Written exercise: Retype word for word the first line of the listing and each line after it up to the line with "0.552, 0.55, 0.534, 0.527]", with the pictures taken out.

Records with drawing code
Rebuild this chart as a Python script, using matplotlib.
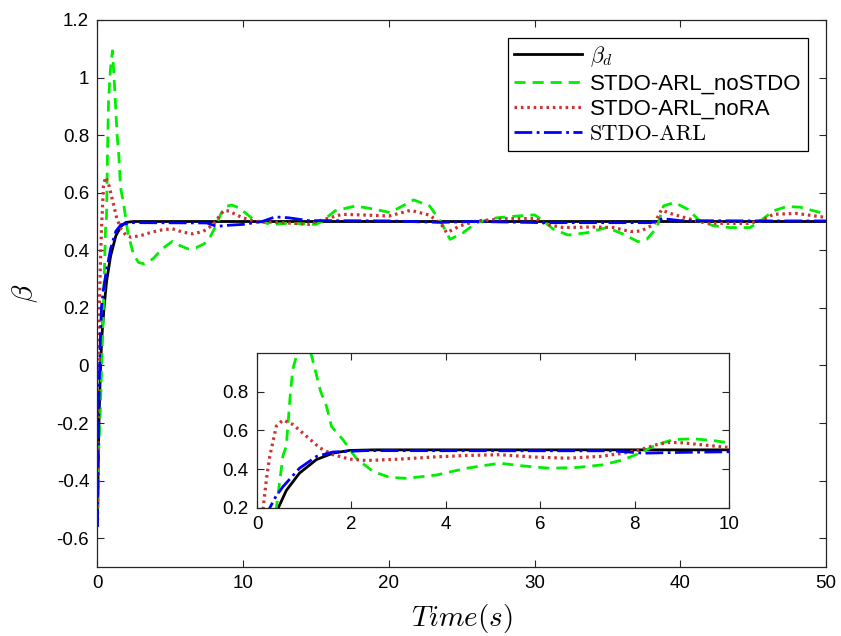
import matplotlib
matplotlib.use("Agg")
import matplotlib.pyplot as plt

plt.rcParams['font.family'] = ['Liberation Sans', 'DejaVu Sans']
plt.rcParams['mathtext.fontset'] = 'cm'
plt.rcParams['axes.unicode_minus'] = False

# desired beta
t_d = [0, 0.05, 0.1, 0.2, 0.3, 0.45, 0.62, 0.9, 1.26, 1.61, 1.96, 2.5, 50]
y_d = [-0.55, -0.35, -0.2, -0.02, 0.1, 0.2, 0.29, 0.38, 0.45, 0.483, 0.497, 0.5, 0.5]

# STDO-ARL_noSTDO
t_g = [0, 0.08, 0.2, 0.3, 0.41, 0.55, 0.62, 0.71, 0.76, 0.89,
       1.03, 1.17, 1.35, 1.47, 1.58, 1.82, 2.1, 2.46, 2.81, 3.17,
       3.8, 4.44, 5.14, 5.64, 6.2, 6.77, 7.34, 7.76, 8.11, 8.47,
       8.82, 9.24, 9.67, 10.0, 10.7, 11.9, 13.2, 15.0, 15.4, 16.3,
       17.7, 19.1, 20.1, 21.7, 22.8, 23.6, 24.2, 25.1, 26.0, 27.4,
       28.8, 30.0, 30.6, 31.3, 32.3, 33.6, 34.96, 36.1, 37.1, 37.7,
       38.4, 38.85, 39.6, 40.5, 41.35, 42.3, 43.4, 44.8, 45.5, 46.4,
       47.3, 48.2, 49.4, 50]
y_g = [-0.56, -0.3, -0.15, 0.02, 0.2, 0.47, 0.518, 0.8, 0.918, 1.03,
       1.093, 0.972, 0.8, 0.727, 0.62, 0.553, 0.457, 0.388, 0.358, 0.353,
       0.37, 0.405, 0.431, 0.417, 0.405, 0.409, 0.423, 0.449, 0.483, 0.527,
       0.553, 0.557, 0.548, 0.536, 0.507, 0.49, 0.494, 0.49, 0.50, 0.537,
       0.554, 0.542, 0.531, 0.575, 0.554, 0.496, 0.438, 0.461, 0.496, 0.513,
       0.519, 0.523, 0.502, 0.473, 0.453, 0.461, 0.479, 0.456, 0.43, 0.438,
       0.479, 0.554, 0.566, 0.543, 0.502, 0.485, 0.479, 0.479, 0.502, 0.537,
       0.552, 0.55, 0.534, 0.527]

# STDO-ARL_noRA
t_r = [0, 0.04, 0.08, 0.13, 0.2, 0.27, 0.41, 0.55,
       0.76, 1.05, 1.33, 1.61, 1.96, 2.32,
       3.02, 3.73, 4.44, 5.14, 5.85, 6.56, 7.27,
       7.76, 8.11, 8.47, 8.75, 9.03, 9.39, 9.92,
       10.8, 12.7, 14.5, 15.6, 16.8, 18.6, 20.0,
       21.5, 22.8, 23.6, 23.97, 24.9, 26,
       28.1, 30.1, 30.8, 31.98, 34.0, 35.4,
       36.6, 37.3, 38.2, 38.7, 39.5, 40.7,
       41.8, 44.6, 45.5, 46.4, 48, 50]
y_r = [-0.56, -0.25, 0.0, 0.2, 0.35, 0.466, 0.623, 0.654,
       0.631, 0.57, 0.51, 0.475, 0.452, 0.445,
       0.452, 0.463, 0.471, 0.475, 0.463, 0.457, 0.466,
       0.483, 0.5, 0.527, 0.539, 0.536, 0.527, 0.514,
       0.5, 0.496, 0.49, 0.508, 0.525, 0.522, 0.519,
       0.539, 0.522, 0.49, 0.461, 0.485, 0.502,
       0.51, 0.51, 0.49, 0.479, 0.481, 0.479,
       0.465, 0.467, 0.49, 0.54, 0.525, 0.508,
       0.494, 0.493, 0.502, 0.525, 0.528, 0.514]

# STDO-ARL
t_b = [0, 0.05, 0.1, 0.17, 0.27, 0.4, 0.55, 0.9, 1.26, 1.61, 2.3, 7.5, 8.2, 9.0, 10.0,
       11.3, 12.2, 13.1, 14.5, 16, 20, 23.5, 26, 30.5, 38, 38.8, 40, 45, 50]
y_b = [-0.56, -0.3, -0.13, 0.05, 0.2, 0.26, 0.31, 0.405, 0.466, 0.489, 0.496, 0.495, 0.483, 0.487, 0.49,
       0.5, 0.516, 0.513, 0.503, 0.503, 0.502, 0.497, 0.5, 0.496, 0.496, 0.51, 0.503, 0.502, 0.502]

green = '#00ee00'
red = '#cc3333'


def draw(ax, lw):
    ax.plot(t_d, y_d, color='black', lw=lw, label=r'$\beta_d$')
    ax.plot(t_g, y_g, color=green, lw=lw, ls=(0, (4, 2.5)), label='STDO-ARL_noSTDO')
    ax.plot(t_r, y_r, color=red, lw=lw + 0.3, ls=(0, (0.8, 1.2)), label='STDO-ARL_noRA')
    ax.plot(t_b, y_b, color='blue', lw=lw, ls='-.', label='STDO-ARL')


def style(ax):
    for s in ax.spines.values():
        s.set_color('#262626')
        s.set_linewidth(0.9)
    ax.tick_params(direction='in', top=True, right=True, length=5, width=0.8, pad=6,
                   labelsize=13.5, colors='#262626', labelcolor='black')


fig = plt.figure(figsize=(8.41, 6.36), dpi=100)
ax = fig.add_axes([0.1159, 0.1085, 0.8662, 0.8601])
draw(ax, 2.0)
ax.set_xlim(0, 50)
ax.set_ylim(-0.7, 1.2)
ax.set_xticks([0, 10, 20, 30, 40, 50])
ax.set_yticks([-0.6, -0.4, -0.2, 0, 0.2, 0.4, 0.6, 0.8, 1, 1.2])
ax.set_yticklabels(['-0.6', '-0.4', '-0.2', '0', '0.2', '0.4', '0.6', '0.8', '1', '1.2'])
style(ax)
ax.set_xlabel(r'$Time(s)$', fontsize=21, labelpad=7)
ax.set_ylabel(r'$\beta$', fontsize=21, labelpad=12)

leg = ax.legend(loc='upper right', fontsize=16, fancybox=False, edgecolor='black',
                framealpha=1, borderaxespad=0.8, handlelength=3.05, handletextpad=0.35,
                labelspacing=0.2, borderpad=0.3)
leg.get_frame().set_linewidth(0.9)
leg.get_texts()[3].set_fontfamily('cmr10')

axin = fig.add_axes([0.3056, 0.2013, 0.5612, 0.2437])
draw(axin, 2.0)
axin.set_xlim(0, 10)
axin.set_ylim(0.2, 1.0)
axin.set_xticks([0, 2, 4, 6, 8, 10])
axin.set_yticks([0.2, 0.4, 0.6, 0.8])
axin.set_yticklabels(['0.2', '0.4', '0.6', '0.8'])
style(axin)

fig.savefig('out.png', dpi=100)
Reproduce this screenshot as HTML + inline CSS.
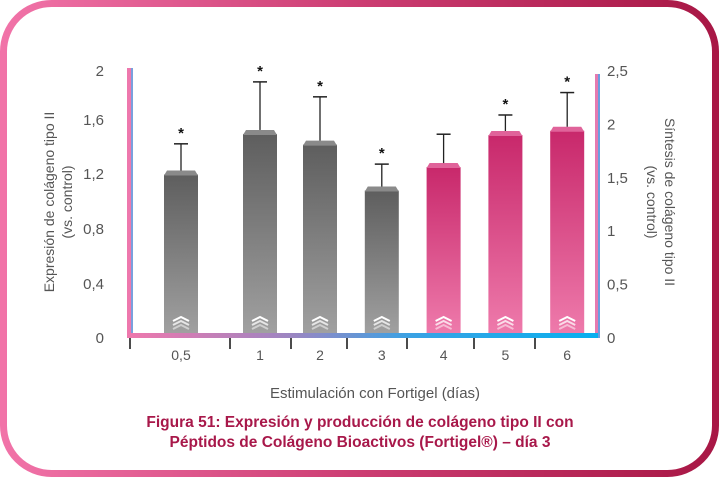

Reply:
Rebuild this chart as a Python script, using matplotlib.
import matplotlib
matplotlib.use("Agg")
import matplotlib.pyplot as plt

plt.rcParams['font.family'] = ['Liberation Sans', 'DejaVu Sans']
plt.rcParams['mathtext.fontset'] = 'cm'
plt.rcParams['axes.unicode_minus'] = False

# desired beta
t_d = [0, 0.05, 0.1, 0.2, 0.3, 0.45, 0.62, 0.9, 1.26, 1.61, 1.96, 2.5, 50]
y_d = [-0.55, -0.35, -0.2, -0.02, 0.1, 0.2, 0.29, 0.38, 0.45, 0.483, 0.497, 0.5, 0.5]

# STDO-ARL_noSTDO
t_g = [0, 0.08, 0.2, 0.3, 0.41, 0.55, 0.62, 0.71, 0.76, 0.89,
       1.03, 1.17, 1.35, 1.47, 1.58, 1.82, 2.1, 2.46, 2.81, 3.17,
       3.8, 4.44, 5.14, 5.64, 6.2, 6.77, 7.34, 7.76, 8.11, 8.47,
       8.82, 9.24, 9.67, 10.0, 10.7, 11.9, 13.2, 15.0, 15.4, 16.3,
       17.7, 19.1, 20.1, 21.7, 22.8, 23.6, 24.2, 25.1, 26.0, 27.4,
       28.8, 30.0, 30.6, 31.3, 32.3, 33.6, 34.96, 36.1, 37.1, 37.7,
       38.4, 38.85, 39.6, 40.5, 41.35, 42.3, 43.4, 44.8, 45.5, 46.4,
       47.3, 48.2, 49.4, 50]
y_g = [-0.56, -0.3, -0.15, 0.02, 0.2, 0.47, 0.518, 0.8, 0.918, 1.03,
       1.093, 0.972, 0.8, 0.727, 0.62, 0.553, 0.457, 0.388, 0.358, 0.353,
       0.37, 0.405, 0.431, 0.417, 0.405, 0.409, 0.423, 0.449, 0.483, 0.527,
       0.553, 0.557, 0.548, 0.536, 0.507, 0.49, 0.494, 0.49, 0.50, 0.537,
       0.554, 0.542, 0.531, 0.575, 0.554, 0.496, 0.438, 0.461, 0.496, 0.513,
       0.519, 0.523, 0.502, 0.473, 0.453, 0.461, 0.479, 0.456, 0.43, 0.438,
       0.479, 0.554, 0.566, 0.543, 0.502, 0.485, 0.479, 0.479, 0.502, 0.537,
       0.552, 0.55, 0.534, 0.527]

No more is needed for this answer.